----- Dataset content

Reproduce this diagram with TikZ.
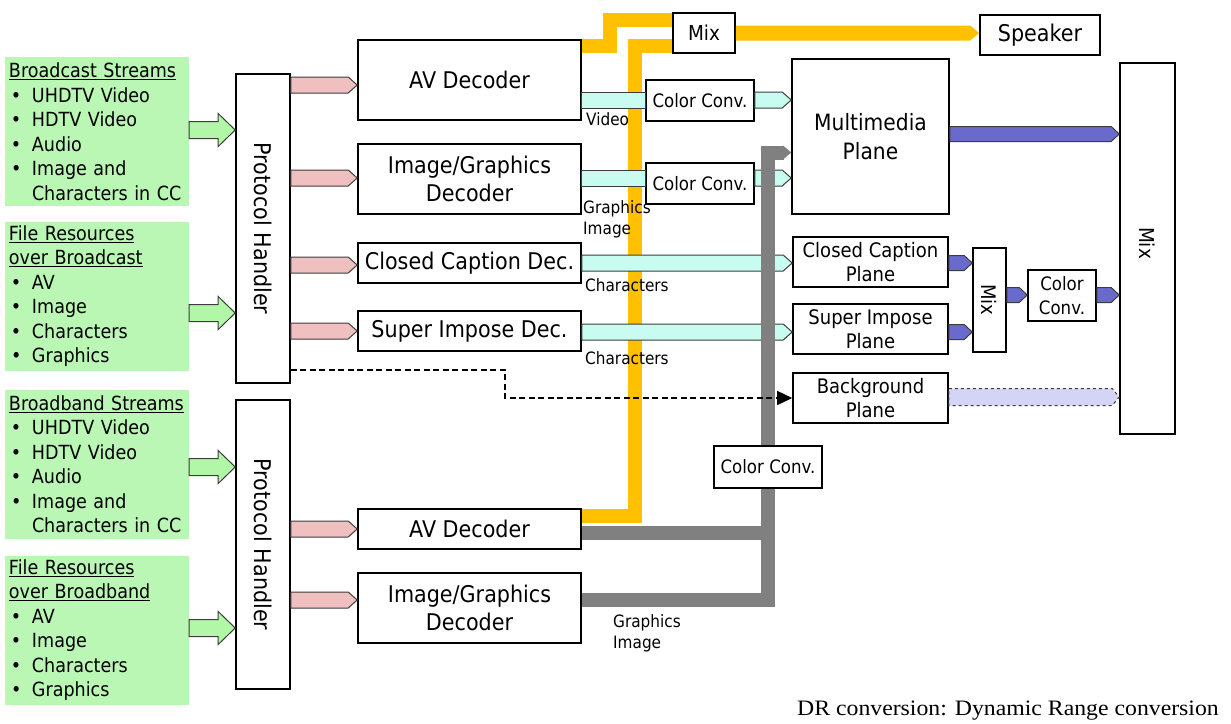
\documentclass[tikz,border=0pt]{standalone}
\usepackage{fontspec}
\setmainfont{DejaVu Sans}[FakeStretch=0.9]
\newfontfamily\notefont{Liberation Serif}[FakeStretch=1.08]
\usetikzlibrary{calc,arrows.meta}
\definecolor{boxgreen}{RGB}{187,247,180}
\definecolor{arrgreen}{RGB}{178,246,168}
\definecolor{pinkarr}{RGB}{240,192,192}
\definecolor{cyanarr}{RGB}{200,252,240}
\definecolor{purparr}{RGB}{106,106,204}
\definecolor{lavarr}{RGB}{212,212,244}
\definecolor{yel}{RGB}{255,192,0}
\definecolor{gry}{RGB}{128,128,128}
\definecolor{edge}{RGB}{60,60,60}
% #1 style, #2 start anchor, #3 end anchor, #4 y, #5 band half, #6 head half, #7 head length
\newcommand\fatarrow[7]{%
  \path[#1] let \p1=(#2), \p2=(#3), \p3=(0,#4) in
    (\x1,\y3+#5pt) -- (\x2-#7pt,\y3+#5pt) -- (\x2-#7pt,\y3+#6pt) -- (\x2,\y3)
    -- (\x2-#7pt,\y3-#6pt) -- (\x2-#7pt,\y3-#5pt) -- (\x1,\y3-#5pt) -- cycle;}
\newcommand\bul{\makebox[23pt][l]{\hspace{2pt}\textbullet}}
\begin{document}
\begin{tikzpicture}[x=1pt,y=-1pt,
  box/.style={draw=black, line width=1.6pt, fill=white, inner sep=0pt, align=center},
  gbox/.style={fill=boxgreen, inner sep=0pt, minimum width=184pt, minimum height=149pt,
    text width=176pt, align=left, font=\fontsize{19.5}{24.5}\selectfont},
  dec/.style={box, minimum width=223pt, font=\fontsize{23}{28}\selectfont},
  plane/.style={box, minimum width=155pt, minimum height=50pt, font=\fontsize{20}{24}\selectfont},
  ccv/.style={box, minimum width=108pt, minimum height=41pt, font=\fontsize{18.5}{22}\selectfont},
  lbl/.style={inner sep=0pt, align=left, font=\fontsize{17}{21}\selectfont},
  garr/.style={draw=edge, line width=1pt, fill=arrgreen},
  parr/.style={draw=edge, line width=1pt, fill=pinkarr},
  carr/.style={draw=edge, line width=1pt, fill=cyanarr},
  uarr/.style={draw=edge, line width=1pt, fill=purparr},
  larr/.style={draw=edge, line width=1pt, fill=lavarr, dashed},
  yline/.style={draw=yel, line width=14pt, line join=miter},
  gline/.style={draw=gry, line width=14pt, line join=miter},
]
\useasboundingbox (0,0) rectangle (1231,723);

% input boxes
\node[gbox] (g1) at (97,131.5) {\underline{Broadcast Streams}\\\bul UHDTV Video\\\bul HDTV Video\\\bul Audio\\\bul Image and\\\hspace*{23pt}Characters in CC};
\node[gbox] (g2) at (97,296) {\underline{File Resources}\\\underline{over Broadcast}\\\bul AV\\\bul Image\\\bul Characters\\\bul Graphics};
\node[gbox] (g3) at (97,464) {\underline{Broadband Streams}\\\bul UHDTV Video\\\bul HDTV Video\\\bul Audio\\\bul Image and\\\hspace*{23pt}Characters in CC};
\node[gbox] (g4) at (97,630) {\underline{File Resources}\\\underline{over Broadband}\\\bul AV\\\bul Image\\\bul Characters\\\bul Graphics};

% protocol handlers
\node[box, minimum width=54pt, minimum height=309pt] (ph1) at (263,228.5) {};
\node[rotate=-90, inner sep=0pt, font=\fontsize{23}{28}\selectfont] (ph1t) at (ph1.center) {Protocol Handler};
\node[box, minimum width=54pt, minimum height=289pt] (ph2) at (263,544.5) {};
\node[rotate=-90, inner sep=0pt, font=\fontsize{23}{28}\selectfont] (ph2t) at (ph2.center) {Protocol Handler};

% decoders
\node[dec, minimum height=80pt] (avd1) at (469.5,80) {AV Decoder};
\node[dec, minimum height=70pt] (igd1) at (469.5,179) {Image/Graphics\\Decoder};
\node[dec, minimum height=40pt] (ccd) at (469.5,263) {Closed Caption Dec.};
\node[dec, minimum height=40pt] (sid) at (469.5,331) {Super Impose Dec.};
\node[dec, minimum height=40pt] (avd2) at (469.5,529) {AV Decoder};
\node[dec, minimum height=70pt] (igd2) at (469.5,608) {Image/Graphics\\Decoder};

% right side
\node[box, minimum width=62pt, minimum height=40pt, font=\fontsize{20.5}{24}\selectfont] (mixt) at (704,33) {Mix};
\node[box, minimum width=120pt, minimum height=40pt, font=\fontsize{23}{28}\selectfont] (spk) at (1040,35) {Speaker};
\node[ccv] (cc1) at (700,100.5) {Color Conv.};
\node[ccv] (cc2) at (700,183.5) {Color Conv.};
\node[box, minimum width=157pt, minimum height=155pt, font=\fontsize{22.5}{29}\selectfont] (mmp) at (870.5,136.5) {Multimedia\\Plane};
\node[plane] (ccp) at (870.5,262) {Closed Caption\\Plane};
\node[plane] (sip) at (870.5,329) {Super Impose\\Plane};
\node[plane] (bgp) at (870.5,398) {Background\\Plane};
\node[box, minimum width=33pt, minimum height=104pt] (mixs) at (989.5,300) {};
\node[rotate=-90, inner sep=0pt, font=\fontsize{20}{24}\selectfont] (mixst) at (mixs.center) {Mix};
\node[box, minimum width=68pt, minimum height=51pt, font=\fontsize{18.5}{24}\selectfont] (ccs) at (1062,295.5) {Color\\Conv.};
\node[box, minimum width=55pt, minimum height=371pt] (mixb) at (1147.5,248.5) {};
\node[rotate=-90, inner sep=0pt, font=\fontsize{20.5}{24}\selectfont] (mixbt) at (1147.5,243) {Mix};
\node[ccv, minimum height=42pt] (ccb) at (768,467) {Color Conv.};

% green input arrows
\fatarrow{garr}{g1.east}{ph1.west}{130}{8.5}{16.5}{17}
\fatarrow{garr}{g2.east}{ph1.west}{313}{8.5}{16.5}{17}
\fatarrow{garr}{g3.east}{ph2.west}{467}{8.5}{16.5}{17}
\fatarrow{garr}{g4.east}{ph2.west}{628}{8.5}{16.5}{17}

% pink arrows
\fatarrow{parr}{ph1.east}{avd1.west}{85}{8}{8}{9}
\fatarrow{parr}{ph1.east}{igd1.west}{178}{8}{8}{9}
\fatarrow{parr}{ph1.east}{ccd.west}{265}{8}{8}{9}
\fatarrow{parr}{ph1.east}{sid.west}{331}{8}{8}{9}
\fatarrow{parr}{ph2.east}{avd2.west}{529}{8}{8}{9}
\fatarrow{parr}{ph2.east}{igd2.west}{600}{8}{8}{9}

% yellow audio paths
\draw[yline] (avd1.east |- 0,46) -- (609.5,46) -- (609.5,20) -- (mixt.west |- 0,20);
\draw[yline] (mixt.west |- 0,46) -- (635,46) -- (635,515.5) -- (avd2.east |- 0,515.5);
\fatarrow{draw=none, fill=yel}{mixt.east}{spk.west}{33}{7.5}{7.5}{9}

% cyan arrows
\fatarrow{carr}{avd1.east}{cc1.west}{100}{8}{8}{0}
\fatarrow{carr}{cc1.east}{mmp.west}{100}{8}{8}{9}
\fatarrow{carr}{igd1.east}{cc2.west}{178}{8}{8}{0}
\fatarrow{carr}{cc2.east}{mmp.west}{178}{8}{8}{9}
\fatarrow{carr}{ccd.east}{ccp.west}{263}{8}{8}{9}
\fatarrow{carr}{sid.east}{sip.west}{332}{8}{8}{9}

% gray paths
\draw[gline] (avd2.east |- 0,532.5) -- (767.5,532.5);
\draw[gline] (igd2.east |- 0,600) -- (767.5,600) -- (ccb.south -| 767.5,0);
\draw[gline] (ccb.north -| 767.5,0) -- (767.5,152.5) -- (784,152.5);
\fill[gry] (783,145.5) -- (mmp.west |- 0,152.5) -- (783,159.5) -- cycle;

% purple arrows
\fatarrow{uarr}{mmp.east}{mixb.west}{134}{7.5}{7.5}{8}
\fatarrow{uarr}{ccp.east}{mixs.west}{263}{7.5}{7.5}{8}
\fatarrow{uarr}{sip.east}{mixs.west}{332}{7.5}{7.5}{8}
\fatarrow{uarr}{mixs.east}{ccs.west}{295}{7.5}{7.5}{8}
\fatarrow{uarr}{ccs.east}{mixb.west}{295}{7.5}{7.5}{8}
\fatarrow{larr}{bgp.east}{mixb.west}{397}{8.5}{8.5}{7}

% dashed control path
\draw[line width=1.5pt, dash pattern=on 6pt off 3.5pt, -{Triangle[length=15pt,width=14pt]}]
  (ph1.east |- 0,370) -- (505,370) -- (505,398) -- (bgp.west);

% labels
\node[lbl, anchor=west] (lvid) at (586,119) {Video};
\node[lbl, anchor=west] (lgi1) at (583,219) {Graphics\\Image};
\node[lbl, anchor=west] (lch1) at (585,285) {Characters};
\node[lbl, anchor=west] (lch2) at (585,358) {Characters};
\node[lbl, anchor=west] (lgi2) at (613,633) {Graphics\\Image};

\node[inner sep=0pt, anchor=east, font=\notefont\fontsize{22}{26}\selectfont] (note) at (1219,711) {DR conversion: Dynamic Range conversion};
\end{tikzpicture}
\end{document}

----------

▶ _What is needed_
Starting at the top of the listing above, reproduce each line up to and including the one with "(0,0) rectangle (1231,723);"; omit the pictures.

▶ _Problem solution_
Reproduce this diagram with TikZ.
\documentclass[tikz,border=0pt]{standalone}
\usepackage{fontspec}
\setmainfont{DejaVu Sans}[FakeStretch=0.9]
\newfontfamily\notefont{Liberation Serif}[FakeStretch=1.08]
\usetikzlibrary{calc,arrows.meta}
\definecolor{boxgreen}{RGB}{187,247,180}
\definecolor{arrgreen}{RGB}{178,246,168}
\definecolor{pinkarr}{RGB}{240,192,192}
\definecolor{cyanarr}{RGB}{200,252,240}
\definecolor{purparr}{RGB}{106,106,204}
\definecolor{lavarr}{RGB}{212,212,244}
\definecolor{yel}{RGB}{255,192,0}
\definecolor{gry}{RGB}{128,128,128}
\definecolor{edge}{RGB}{60,60,60}
% #1 style, #2 start anchor, #3 end anchor, #4 y, #5 band half, #6 head half, #7 head length
\newcommand\fatarrow[7]{%
  \path[#1] let \p1=(#2), \p2=(#3), \p3=(0,#4) in
    (\x1,\y3+#5pt) -- (\x2-#7pt,\y3+#5pt) -- (\x2-#7pt,\y3+#6pt) -- (\x2,\y3)
    -- (\x2-#7pt,\y3-#6pt) -- (\x2-#7pt,\y3-#5pt) -- (\x1,\y3-#5pt) -- cycle;}
\newcommand\bul{\makebox[23pt][l]{\hspace{2pt}\textbullet}}
\begin{document}
\begin{tikzpicture}[x=1pt,y=-1pt,
  box/.style={draw=black, line width=1.6pt, fill=white, inner sep=0pt, align=center},
  gbox/.style={fill=boxgreen, inner sep=0pt, minimum width=184pt, minimum height=149pt,
    text width=176pt, align=left, font=\fontsize{19.5}{24.5}\selectfont},
  dec/.style={box, minimum width=223pt, font=\fontsize{23}{28}\selectfont},
  plane/.style={box, minimum width=155pt, minimum height=50pt, font=\fontsize{20}{24}\selectfont},
  ccv/.style={box, minimum width=108pt, minimum height=41pt, font=\fontsize{18.5}{22}\selectfont},
  lbl/.style={inner sep=0pt, align=left, font=\fontsize{17}{21}\selectfont},
  garr/.style={draw=edge, line width=1pt, fill=arrgreen},
  parr/.style={draw=edge, line width=1pt, fill=pinkarr},
  carr/.style={draw=edge, line width=1pt, fill=cyanarr},
  uarr/.style={draw=edge, line width=1pt, fill=purparr},
  larr/.style={draw=edge, line width=1pt, fill=lavarr, dashed},
  yline/.style={draw=yel, line width=14pt, line join=miter},
  gline/.style={draw=gry, line width=14pt, line join=miter},
]
\useasboundingbox (0,0) rectangle (1231,723);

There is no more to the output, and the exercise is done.